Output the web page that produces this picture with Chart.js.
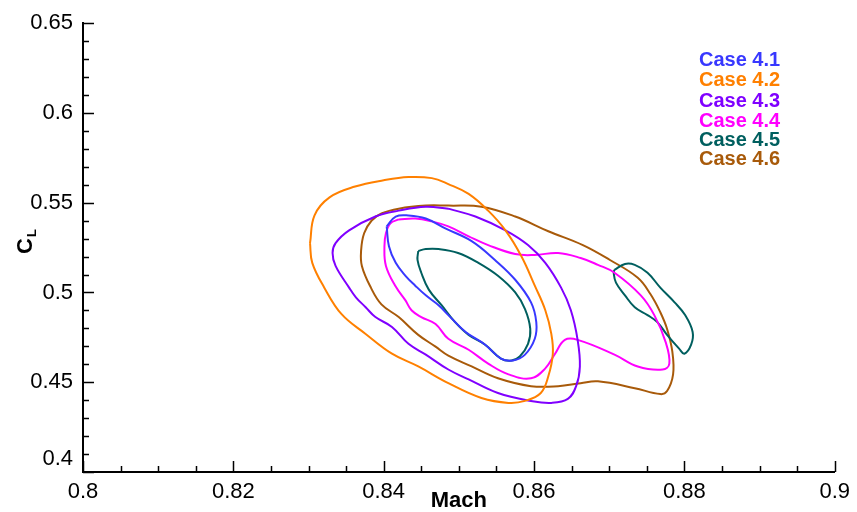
<!DOCTYPE html>
<html>
<head>
<meta charset="utf-8">
<script src="https://cdn.jsdelivr.net/npm/chart.js@4.4.1/dist/chart.umd.min.js"></script>
<style>
  html, body { margin: 0; padding: 0; background: #ffffff; }
  #wrap { width: 857px; height: 512px; }
</style>
</head>
<body>
<div id="wrap"><canvas id="c" width="857" height="512"></canvas></div>
<script>
// ---- data ----
const caseNames = ['Case 4.1', 'Case 4.2', 'Case 4.3', 'Case 4.4', 'Case 4.5', 'Case 4.6'];
const xTickLabels = ['0.8', '0.82', '0.84', '0.86', '0.88', '0.9'];
const yTickLabels = ['0.4', '0.45', '0.5', '0.55', '0.6', '0.65'];

const case41Mach = [0.8404,0.8416,0.8433,0.8456,0.8482,0.8517,0.8548,0.8575,0.8596,0.8603,0.8601,0.8588,0.8572,0.8556,0.8535,0.8509,0.8486,0.8473,0.8456,0.8442,0.8429,0.8416,0.8407,0.8404];
const case41CL   = [0.5368,0.5423,0.5429,0.5412,0.5357,0.5286,0.5181,0.5071,0.4945,0.4835,0.4742,0.4654,0.4621,0.4632,0.4709,0.4780,0.4874,0.4929,0.4984,0.5038,0.5093,0.5165,0.5258,0.5368];

const case42Mach = [0.8302,0.8308,0.8328,0.8362,0.8400,0.8433,0.8464,0.8486,0.8513,0.8539,0.8562,0.8583,0.8601,0.8615,0.8623,0.8625,0.8619,0.8609,0.8588,0.8566,0.8530,0.8486,0.8446,0.8411,0.8376,0.8344,0.8321,0.8305,0.8302];
const case42CL   = [0.5275,0.5430,0.5530,0.5590,0.5625,0.5643,0.5637,0.5604,0.5549,0.5456,0.5346,0.5203,0.5038,0.4901,0.4769,0.4659,0.4533,0.4440,0.4396,0.4385,0.4412,0.4495,0.4588,0.4659,0.4769,0.4879,0.5027,0.5165,0.5275];

const case43Mach = [0.8486,0.8456,0.8420,0.8389,0.8354,0.8336,0.8332,0.8336,0.8354,0.8363,0.8376,0.8389,0.8411,0.8433,0.8456,0.8486,0.8513,0.8552,0.8596,0.8623,0.8645,0.8656,0.8661,0.8658,0.8649,0.8636,0.8615,0.8592,0.8562,0.8522,0.8486];
const case43CL   = [0.5467,0.5478,0.5456,0.5423,0.5346,0.5275,0.5220,0.5148,0.5027,0.4973,0.4918,0.4863,0.4808,0.4714,0.4654,0.4571,0.4516,0.4440,0.4396,0.4385,0.4407,0.4478,0.4588,0.4736,0.4901,0.5027,0.5165,0.5264,0.5346,0.5423,0.5467];

const case44Mach = [0.8420,0.8442,0.8464,0.8486,0.8513,0.8539,0.8575,0.8601,0.8632,0.8662,0.8685,0.8707,0.8742,0.8760,0.8775,0.8780,0.8771,0.8738,0.8707,0.8658,0.8641,0.8628,0.8615,0.8596,0.8566,0.8539,0.8513,0.8486,0.8469,0.8450,0.8437,0.8429,0.8416,0.8403,0.8401,0.8403,0.8409,0.8420];
const case44CL   = [0.5407,0.5412,0.5396,0.5368,0.5313,0.5264,0.5214,0.5209,0.5220,0.5192,0.5154,0.5110,0.4984,0.4874,0.4725,0.4604,0.4571,0.4588,0.4654,0.4736,0.4736,0.4659,0.4577,0.4522,0.4544,0.4604,0.4681,0.4742,0.4824,0.4863,0.4901,0.4956,0.5033,0.5148,0.5258,0.5330,0.5385,0.5407];

const case45aMach = [0.8446,0.8456,0.8473,0.8499,0.8526,0.8552,0.8575,0.8588,0.8595,0.8592,0.8581,0.8570,0.8556,0.8535,0.8513,0.8495,0.8477,0.8460,0.8450,0.8445,0.8446];
const case45aCL   = [0.5231,0.5242,0.5242,0.5220,0.5165,0.5093,0.5000,0.4907,0.4797,0.4714,0.4643,0.4621,0.4632,0.4709,0.4764,0.4835,0.4929,0.5016,0.5110,0.5181,0.5231];
const case45bMach = [0.8707,0.8721,0.8734,0.8751,0.8768,0.8787,0.8801,0.8811,0.8809,0.8800,0.8793,0.8777,0.8764,0.8751,0.8734,0.8721,0.8709,0.8706,0.8707];
const case45bCL   = [0.5126,0.5159,0.5154,0.5110,0.5027,0.4945,0.4874,0.4780,0.4709,0.4659,0.4687,0.4764,0.4835,0.4874,0.4918,0.4984,0.5055,0.5110,0.5126];

const case46Mach = [0.8486,0.8456,0.8420,0.8397,0.8384,0.8374,0.8370,0.8371,0.8383,0.8397,0.8420,0.8446,0.8469,0.8486,0.8517,0.8552,0.8596,0.8632,0.8662,0.8685,0.8734,0.8768,0.8777,0.8785,0.8784,0.8777,0.8768,0.8755,0.8738,0.8701,0.8665,0.8619,0.8575,0.8530,0.8486];
const case46CL   = [0.5484,0.5484,0.5467,0.5440,0.5401,0.5330,0.5236,0.5148,0.5027,0.4934,0.4863,0.4764,0.4698,0.4648,0.4588,0.4522,0.4478,0.4478,0.4495,0.4505,0.4467,0.4434,0.4451,0.4544,0.4670,0.4797,0.4890,0.4990,0.5082,0.5181,0.5264,0.5341,0.5423,0.5478,0.5484];

const caseColors = ['#3838ff', '#ff8000', '#8000ff', '#ff00ff', '#005f5f', '#a85a0a'];

// ---- build datasets ----
function pts(xs, ys) { return xs.map((x, i) => ({ x: x, y: ys[i] })); }
const series = [
  { name: caseNames[0], color: caseColors[0], data: pts(case41Mach, case41CL) },
  { name: caseNames[1], color: caseColors[1], data: pts(case42Mach, case42CL) },
  { name: caseNames[2], color: caseColors[2], data: pts(case43Mach, case43CL) },
  { name: caseNames[3], color: caseColors[3], data: pts(case44Mach, case44CL) },
  { name: caseNames[4], color: caseColors[4], data: pts(case45aMach, case45aCL) },
  { name: caseNames[4], color: caseColors[4], data: pts(case45bMach, case45bCL) },
  { name: caseNames[5], color: caseColors[5], data: pts(case46Mach, case46CL) }
];
const datasets = series.map(s => ({
  label: s.name,
  data: s.data,
  showLine: true,
  borderColor: s.color,
  backgroundColor: s.color,
  borderWidth: 2,
  pointRadius: 0,
  pointHoverRadius: 0,
  tension: 0.4,
  fill: false
}));

const FONT = '"Liberation Sans", Arial, Helvetica, sans-serif';

// inward ticks, axis titles and text legend
const decor = {
  id: 'decor',
  afterDraw(chart) {
    const ctx = chart.ctx;
    const xs = chart.scales.x, ys = chart.scales.y;
    const area = chart.chartArea;
    ctx.save();
    ctx.strokeStyle = '#000';
    ctx.lineWidth = 1.5;
    ctx.beginPath();
    xs.ticks.forEach(t => {
      const k = Math.round(t.value * 1000);
      const len = (k % 20 === 0) ? 11 : 6;
      const px = Math.round(xs.getPixelForValue(t.value)) + 0.5;
      ctx.moveTo(px, area.bottom);
      ctx.lineTo(px, area.bottom - len);
    });
    ys.ticks.forEach(t => {
      const k = Math.round(t.value * 100);
      const len = (k % 5 === 0) ? 11 : 6;
      const py = Math.round(ys.getPixelForValue(t.value)) + 0.5;
      ctx.moveTo(area.left, py);
      ctx.lineTo(area.left + len, py);
    });
    ctx.stroke();

    // x title
    ctx.fillStyle = '#000';
    ctx.font = 'bold 22px ' + FONT;
    ctx.textAlign = 'center';
    ctx.textBaseline = 'middle';
    ctx.fillText('Mach', (area.left + area.right) / 2, 501);

    // y title  C_L
    ctx.save();
    ctx.translate(24, 242);
    ctx.rotate(-Math.PI / 2);
    ctx.textAlign = 'left';
    ctx.textBaseline = 'alphabetic';
    ctx.font = 'bold 22px ' + FONT;
    const wC = ctx.measureText('C').width;
    ctx.fillText('C', -wC / 2 - 4, 8);
    ctx.font = 'bold 13px ' + FONT;
    ctx.fillText('L', wC / 2 - 3, 12);
    ctx.restore();

    // legend text
    ctx.font = 'bold 20px ' + FONT;
    ctx.textAlign = 'left';
    ctx.textBaseline = 'middle';
    const ly = [60, 80, 101, 121, 140, 159];
    caseNames.forEach((n, i) => {
      ctx.fillStyle = caseColors[i];
      ctx.fillText(n, 699, ly[i]);
    });
    ctx.restore();
  }
};

new Chart(document.getElementById('c'), {
  type: 'scatter',
  data: { datasets: datasets },
  options: {
    responsive: false,
    devicePixelRatio: 1,
    animation: false,
    layout: { padding: { left: 0, top: 17, right: 19, bottom: 0 } },
    plugins: { legend: { display: false }, tooltip: { enabled: false } },
    scales: {
      x: {
        type: 'linear', min: 0.8, max: 0.9,
        grid: { display: false, drawTicks: false },
        border: { display: true, color: '#000', width: 2 },
        ticks: {
          stepSize: 0.005, autoSkip: false, maxRotation: 0, padding: 7,
          color: '#000', font: { family: FONT, size: 22 },
          callback: v => { const k = Math.round(v * 1000); return (k % 20 === 0) ? xTickLabels[(k - 800) / 20] : ''; }
        },
        afterFit: s => { s.height = 40; }
      },
      y: {
        type: 'linear', min: 0.4, max: 0.65,
        grid: { display: false, drawTicks: false },
        border: { display: true, color: '#000', width: 2 },
        ticks: {
          stepSize: 0.01, autoSkip: false, padding: 10,
          color: '#000', font: { family: FONT, size: 22 },
          callback: v => {
            const k = Math.round(v * 100);
            if (k % 5 !== 0) return '';
            const lab = yTickLabels[(k - 40) / 5];
            return k === 40 ? [lab, ''] : lab;
          }
        },
        afterFit: s => { s.width = 83; }
      }
    }
  },
  plugins: [decor]
});
</script>
</body>
</html>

# WHAT YOU HAVE TO DO:
Skip every picture and return the lines above from the top through the one that contains "['0.4', '0.45', '0.5', '0.55', '0.6', '0.65'];".

# COMPLETE ANSWER:
Output the web page that produces this picture with Chart.js.
<!DOCTYPE html>
<html>
<head>
<meta charset="utf-8">
<script src="https://cdn.jsdelivr.net/npm/chart.js@4.4.1/dist/chart.umd.min.js"></script>
<style>
  html, body { margin: 0; padding: 0; background: #ffffff; }
  #wrap { width: 857px; height: 512px; }
</style>
</head>
<body>
<div id="wrap"><canvas id="c" width="857" height="512"></canvas></div>
<script>
// ---- data ----
const caseNames = ['Case 4.1', 'Case 4.2', 'Case 4.3', 'Case 4.4', 'Case 4.5', 'Case 4.6'];
const xTickLabels = ['0.8', '0.82', '0.84', '0.86', '0.88', '0.9'];
const yTickLabels = ['0.4', '0.45', '0.5', '0.55', '0.6', '0.65'];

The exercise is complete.